## Written instruction
In how many lines of the data does the word "this" appear? Give the number by itself.

BEGIN Data for the task

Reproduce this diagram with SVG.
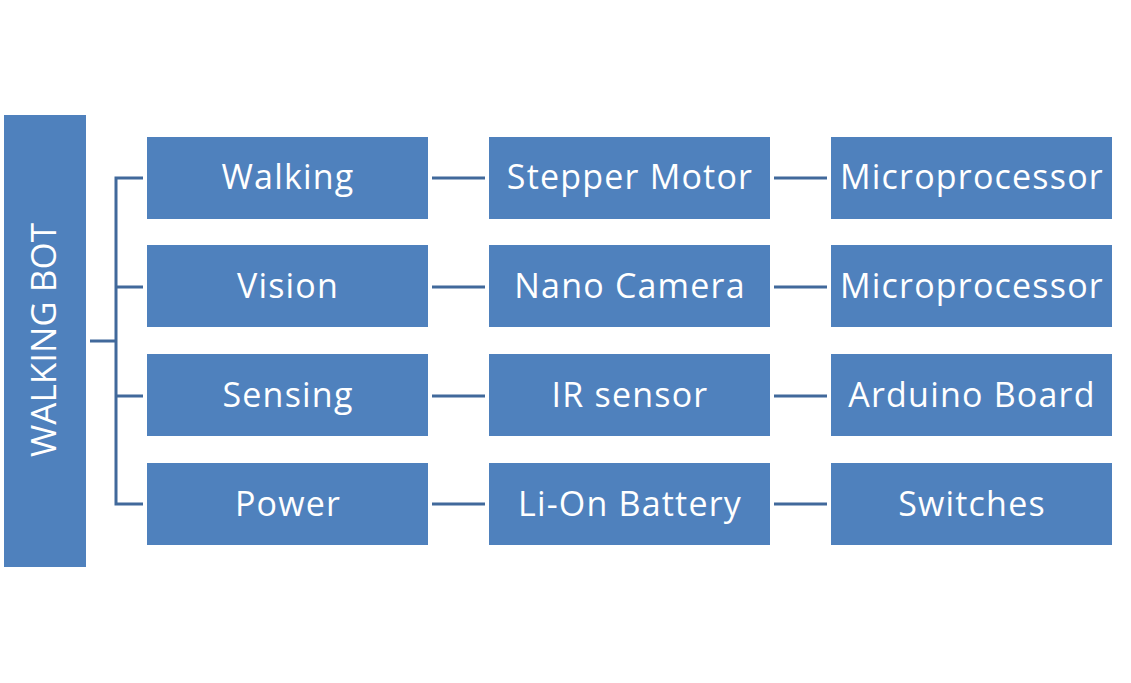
<svg xmlns="http://www.w3.org/2000/svg" width="1131" height="683" viewBox="0 0 1131 683">
<style>
.box{fill:#4f81bd}
.t{font-family:"Open Sans","Liberation Sans",sans-serif;font-size:34px;letter-spacing:1.2px;fill:#fff;text-anchor:middle}
.r{font-family:"Open Sans","Liberation Sans",sans-serif;font-size:35px;fill:#fff;text-anchor:middle}
.c{stroke:#41699b;stroke-width:3;fill:none}
</style>
<rect width="1131" height="683" fill="#fff"/>
<g id="root"><rect class="box" x="4" y="115" width="82" height="452"/>
<text class="r" transform="translate(56,340) rotate(-90)">WALKING BOT</text></g>
<g id="connectors">
<path class="c" d="M90 341H116M143 178H116V504H143M116 287H143M116 396H143"/>
<path class="c" d="M432 178H485M774 178H827M432 287H485M774 287H827M432 396H485M774 396H827M432 504H485M774 504H827"/>
</g>
<g id="walking"><rect class="box" x="147" y="137" width="281" height="82"/><text class="t" x="288" y="189">Walking</text></g>
<g id="stepper"><rect class="box" x="489" y="137" width="281" height="82"/><text class="t" x="630" y="189">Stepper Motor</text></g>
<g id="micro1"><rect class="box" x="831" y="137" width="281" height="82"/><text class="t" x="972" y="189">Microprocessor</text></g>
<g id="vision"><rect class="box" x="147" y="245" width="281" height="82"/><text class="t" x="288" y="298">Vision</text></g>
<g id="camera"><rect class="box" x="489" y="245" width="281" height="82"/><text class="t" x="630" y="298">Nano Camera</text></g>
<g id="micro2"><rect class="box" x="831" y="245" width="281" height="82"/><text class="t" x="972" y="298">Microprocessor</text></g>
<g id="sensing"><rect class="box" x="147" y="354" width="281" height="82"/><text class="t" x="288" y="407">Sensing</text></g>
<g id="ir"><rect class="box" x="489" y="354" width="281" height="82"/><text class="t" x="630" y="407">IR sensor</text></g>
<g id="arduino"><rect class="box" x="831" y="354" width="281" height="82"/><text class="t" x="972" y="407">Arduino Board</text></g>
<g id="power"><rect class="box" x="147" y="463" width="281" height="82"/><text class="t" x="288" y="516">Power</text></g>
<g id="battery"><rect class="box" x="489" y="463" width="281" height="82"/><text class="t" x="630" y="516">Li-On Battery</text></g>
<g id="switches"><rect class="box" x="831" y="463" width="281" height="82"/><text class="t" x="972" y="516">Switches</text></g>
</svg>
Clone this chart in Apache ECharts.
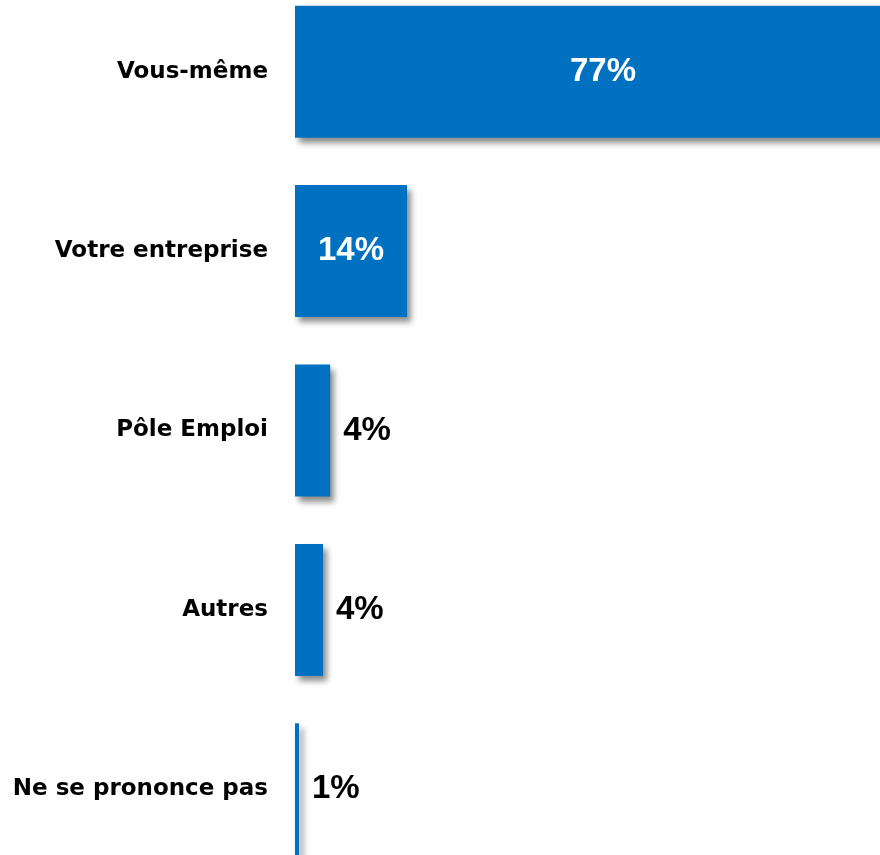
<!DOCTYPE html>
<html>
<head>
<meta charset="utf-8">
<script src="https://cdn.jsdelivr.net/npm/echarts@6/dist/echarts.min.js"></script>
<style>
  html, body { margin: 0; padding: 0; background: #ffffff; overflow: hidden; width: 880px; height: 855px; }
  #wrap { position: relative; width: 880px; height: 855px; overflow: hidden; }
  #chart { position: absolute; left: 0; top: -18px; width: 935px; height: 897px; }
</style>
</head>
<body>
<div id="wrap"><div id="chart"></div></div>
<script>
const categories = ['Vous-même', 'Votre entreprise', 'Pôle Emploi', 'Autres', 'Ne se prononce pas'];
const values = [77, 14, 4.4, 3.5, 0.5];
const insideThreshold = 10;

const chart = echarts.init(document.getElementById('chart'), null, { renderer: 'canvas' });

const pctFont = "'Liberation Sans', Arial, sans-serif";

const data = values.map(function (v) {
  const inside = v >= insideThreshold;
  return {
    value: v,
    label: inside
      ? { position: 'inside', color: '#ffffff' }
      : { position: 'right', color: '#000000', distance: 13 }
  };
});

chart.setOption({
  animation: false,
  backgroundColor: '#ffffff',
  grid: { left: 295, right: 0, top: 0, bottom: 0, containLabel: false },
  xAxis: {
    type: 'value',
    min: 0,
    max: 80,
    show: false
  },
  yAxis: {
    type: 'category',
    data: categories,
    inverse: true,
    axisLine: { show: false },
    axisTick: { show: false },
    splitLine: { show: false },
    axisLabel: {
      margin: 27,
      color: '#000000',
      fontWeight: 'bold',
      fontSize: 23,
      fontFamily: "'DejaVu Sans', Verdana, sans-serif"
    }
  },
  series: [{
    type: 'bar',
    data: data,
    barWidth: 132,
    itemStyle: {
      color: '#0070C0',
      shadowColor: 'rgba(0,0,0,0.45)',
      shadowBlur: 6,
      shadowOffsetX: 4,
      shadowOffsetY: 5
    },
    label: {
      show: true,
      fontSize: 33,
      fontWeight: 'bold',
      fontFamily: pctFont,
      formatter: function (p) { return Math.round(p.value) + '%'; }
    }
  }]
});
</script>
</body>
</html>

END Data for the task

## Exercise result
2